Calling more smart girls to study abroad

Calling more smart girls to study abroad
With more countries increasingly run by fanatics, despots and geriatric white men, the importance of women education has never been greater. Source: AFP

“They wouldn’t send me to school,” my grandmother said.
“They couldn’t afford uni for me,” my mother said.

Education was my grandmother’s birthright stolen.

She could not read a single word besides the letters A, B, and C in her 75 years of life. Her illiteracy was a debilitating, unending struggle. It ate away and shamed her.

Despite a matriarch, few took her seriously in consequential family matters. When seeking her share of an inheritance, others manipulated her lack of comprehension to deny her of it.

When she fell victim to diabetes for decades, culminating in her being bedridden in her last living months, any information that would have alleviated her suffering and empowered her well-being was nothing more than mere scribbles on a screen or book.

My mother was — marginally — more privileged. She got to learn how to read and write.

But, after high school, when her peers went to universities in the capital or other Commonwealth countries, her options were limited to odd jobs, secretary work or teacher’s training college.

When you’re a girl from a family making US$1,000 a year, a three-year university education costing at least twice that is out of the question.

So where others became judges and ministers, my mum, who has all the acumen and charisma worthy of a Fortune 500 CEO, sacrificed 30 years of her life to become a teacher to raise me and my siblings.

It is 2024 and I wish I did not need to tell their stories of narrow, stifled paths defined not by them, but by prejudices and poverty.

And the world did make great strides since:

  • Out of 195 countries, 49% of countries have achieved gender parity in primary education, with 49% of 37.9 million out-of-school children and adolescents accessing education in 2022.
  • In 2021, 44% of bachelor’s and master’s international students in the US were female, and 40% were PhD candidates.
  • The proportion of women in senior management roles globally grew to its highest ever recorded in 2022: 32% in 2022.
importance of women education

The importance of women education can be seen in this photo. Two women presidents, Gloria Arroyo of the Philippines (center-L) and Megawati Sukarnoputri of Indonesia (center-R) at a 2003 summit in Kuala Lumpur. In 2022, women still made up only 32% of senior management roles globally. Source: AFP

The issue is these can be seen as wins but the figures above can’t hide the big gaps that remain. Every year, on International Women’s Day and like a broken record, publications and leaders repeat the need to hasten progress.

But the need appears greater still this year.

Factor in more countries increasingly led by fanatics, despots and way too many white, geriatric old men, and the fact that we don’t have enough smart girls with the know-how to navigate the world becomes an urgent problem.

So I tell the stories of what my grandmother and mother lacked in their education as a prelude to what I’d like to suggest readers do on International Women’s Day this year.

That is, go to Study International’s homepage and read about the many journeys — some linear, many not — of girls and women leaving their countries to become tomorrow’s highly educated professionals, professors and presidents.

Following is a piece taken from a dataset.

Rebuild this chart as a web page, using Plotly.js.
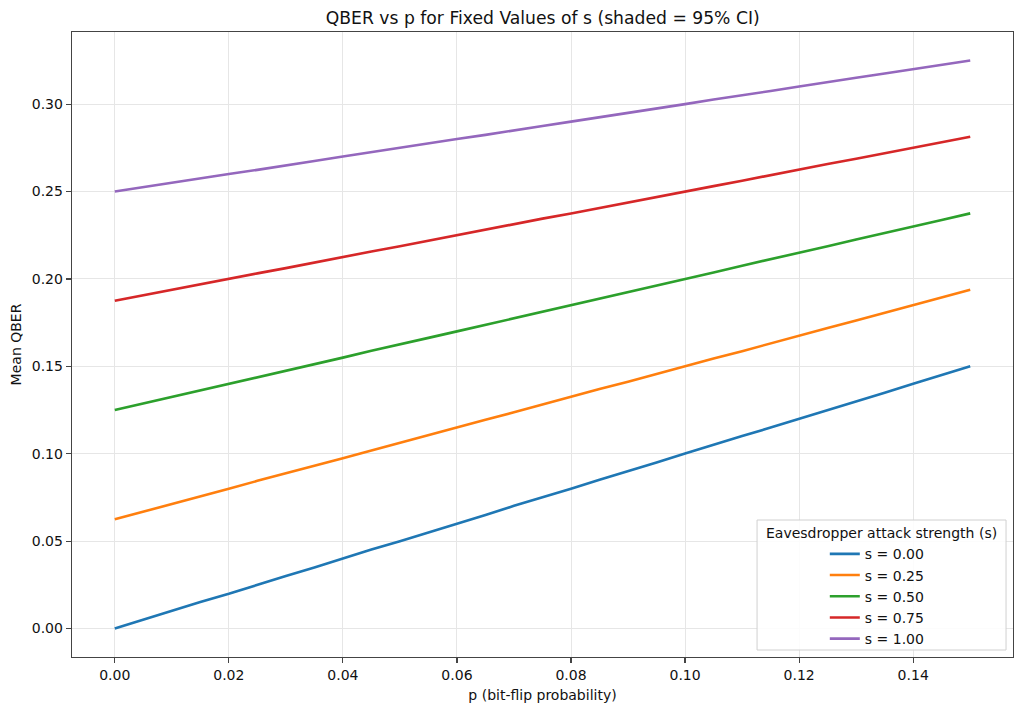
<!DOCTYPE html>
<html>
<head>
<meta charset="utf-8">
<script src="https://cdn.plot.ly/plotly-3.0.1.min.js"></script>
<style>html,body{margin:0;padding:0;background:#fff;}#chart{width:1024px;height:712px;}</style>
</head>
<body>
<div id="chart"></div>
<script>
const pValues = [0.000,0.005,0.010,0.015,0.020,0.025,0.030,0.035,0.040,0.045,0.050,0.055,0.060,0.065,0.070,0.075,0.080,0.085,0.090,0.095,0.100,0.105,0.110,0.115,0.120,0.125,0.130,0.135,0.140,0.145,0.150];

const qberS000 = [0.0000,0.0051,0.0099,0.0152,0.0199,0.0251,0.0301,0.0349,0.0401,0.0452,0.0500,0.0549,0.0601,0.0650,0.0702,0.0749,0.0800,0.0851,0.0899,0.0950,0.1001,0.1049,0.1101,0.1150,0.1199,0.1251,0.1300,0.1349,0.1401,0.1450,0.1500];
const qberS025 = [0.0625,0.0668,0.0714,0.0756,0.0800,0.0845,0.0887,0.0932,0.0975,0.1019,0.1064,0.1106,0.1150,0.1195,0.1237,0.1282,0.1325,0.1370,0.1412,0.1457,0.1500,0.1545,0.1587,0.1632,0.1676,0.1719,0.1762,0.1807,0.1850,0.1895,0.1938];
const qberS050 = [0.1250,0.1287,0.1326,0.1362,0.1400,0.1439,0.1474,0.1513,0.1550,0.1589,0.1624,0.1663,0.1700,0.1737,0.1776,0.1812,0.1851,0.1887,0.1925,0.1963,0.2000,0.2037,0.2076,0.2112,0.2150,0.2187,0.2226,0.2262,0.2301,0.2337,0.2375];
const qberS075 = [0.1875,0.1907,0.1937,0.1970,0.2000,0.2032,0.2062,0.2095,0.2124,0.2157,0.2187,0.2219,0.2251,0.2281,0.2312,0.2345,0.2374,0.2406,0.2439,0.2468,0.2501,0.2531,0.2562,0.2595,0.2625,0.2657,0.2687,0.2719,0.2751,0.2780,0.2813];
const qberS100 = [0.2500,0.2526,0.2549,0.2576,0.2600,0.2624,0.2651,0.2675,0.2700,0.2726,0.2749,0.2776,0.2800,0.2824,0.2851,0.2875,0.2900,0.2924,0.2951,0.2975,0.3000,0.3026,0.3049,0.3075,0.3101,0.3124,0.3151,0.3175,0.3200,0.3226,0.3250];

const seriesNames = ["s = 0.00","s = 0.25","s = 0.50","s = 0.75","s = 1.00"];
const seriesColors = ["#1f77b4","#ff7f0e","#2ca02c","#d62728","#9467bd"];
const seriesValues = [qberS000, qberS025, qberS050, qberS075, qberS100];

const xTicks = [0.00,0.02,0.04,0.06,0.08,0.10,0.12,0.14];
const xTickLabels = ["0.00","0.02","0.04","0.06","0.08","0.10","0.12","0.14"];
const yTicks = [0.00,0.05,0.10,0.15,0.20,0.25,0.30];
const yTickLabels = ["0.00","0.05","0.10","0.15","0.20","0.25","0.30"];

const legendTitle = "Eavesdropper attack strength (s)";

const traces = seriesValues.map((vals, i) => ({
  x: pValues, y: vals, type: "scatter", mode: "lines",
  name: seriesNames[i],
  line: {color: seriesColors[i], width: 2.6}
}));

const fontFam = "DejaVu Sans, sans-serif";
const axisCommon = {
  showline: true, mirror: true, linecolor: "#444", linewidth: 1.3,
  ticks: "outside", ticklen: 5, tickwidth: 1.2, tickcolor: "#444",
  showgrid: true, gridcolor: "#e6e6e6", gridwidth: 1,
  zeroline: false, tickfont: {family: fontFam, size: 14, color: "#111"}
};

const layout = {
  width: 1024, height: 712,
  paper_bgcolor: "#fff", plot_bgcolor: "#fff",
  margin: {l: 72, r: 11, t: 32, b: 55},
  title: {text: "QBER vs p for Fixed Values of s (shaded = 95% CI)", x: 0.53, xanchor: "center", y: 0.975, yanchor: "middle",
          font: {family: fontFam, size: 17.2, color: "#111"}},
  xaxis: Object.assign({}, axisCommon, {
    range: [-0.0075, 0.1575], tickvals: xTicks, ticktext: xTickLabels,
    title: {text: "p (bit-flip probability)", standoff: 8, font: {family: fontFam, size: 14, color: "#111"}}
  }),
  yaxis: Object.assign({}, axisCommon, {
    range: [-0.01625, 0.34125], tickvals: yTicks, ticktext: yTickLabels,
    title: {text: "Mean QBER", standoff: 6, font: {family: fontFam, size: 14, color: "#111"}}
  }),
  showlegend: true,
  legend: {
    x: 0.800, xanchor: "left", y: 0.19, yanchor: "top",
    bgcolor: "rgba(0,0,0,0)", borderwidth: 0,
    font: {family: fontFam, size: 14, color: "#111"},
    tracegroupgap: 0, itemwidth: 30
  },
  shapes: [{
    type: "rect", xref: "paper", yref: "paper",
    x0: 0.728, x1: 0.9926, y0: 0.0112, y1: 0.2192,
    fillcolor: "rgba(255,255,255,0.85)", line: {color: "#d0d0d0", width: 1}, layer: "above"
  }],
  annotations: [{
    text: legendTitle, xref: "paper", yref: "paper", x: 0.860, y: 0.199,
    xanchor: "center", yanchor: "middle", showarrow: false,
    font: {family: fontFam, size: 14, color: "#111"}
  }]
};

Plotly.newPlot("chart", traces, layout, {displayModeBar: false, staticPlot: true});
</script>
</body>
</html>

There’s an Ecuadorian realising her childhood dream to work in aerospace (and as an engineer with a master’s degree, no less).

A former beauty queen with two master’s degrees, two PhDs and a goal to earn six more terminal degrees.

A medical student who got into Queen’s University Belfast with 5 A*s in her A Levels, despite initially receiving four rejection letters from her dream UK universities.

An Indian, labelled as no more than an “expat wife” who rebranded herself as an executive coach now contributing to Forbes and Harvard Business Review and with a degree from INSEAD, a global top three business school.

These are just five examples.

There could be countless more rewriting the stories of my grandmother and mother and instigating a more inclusive one for the future. Be one of them.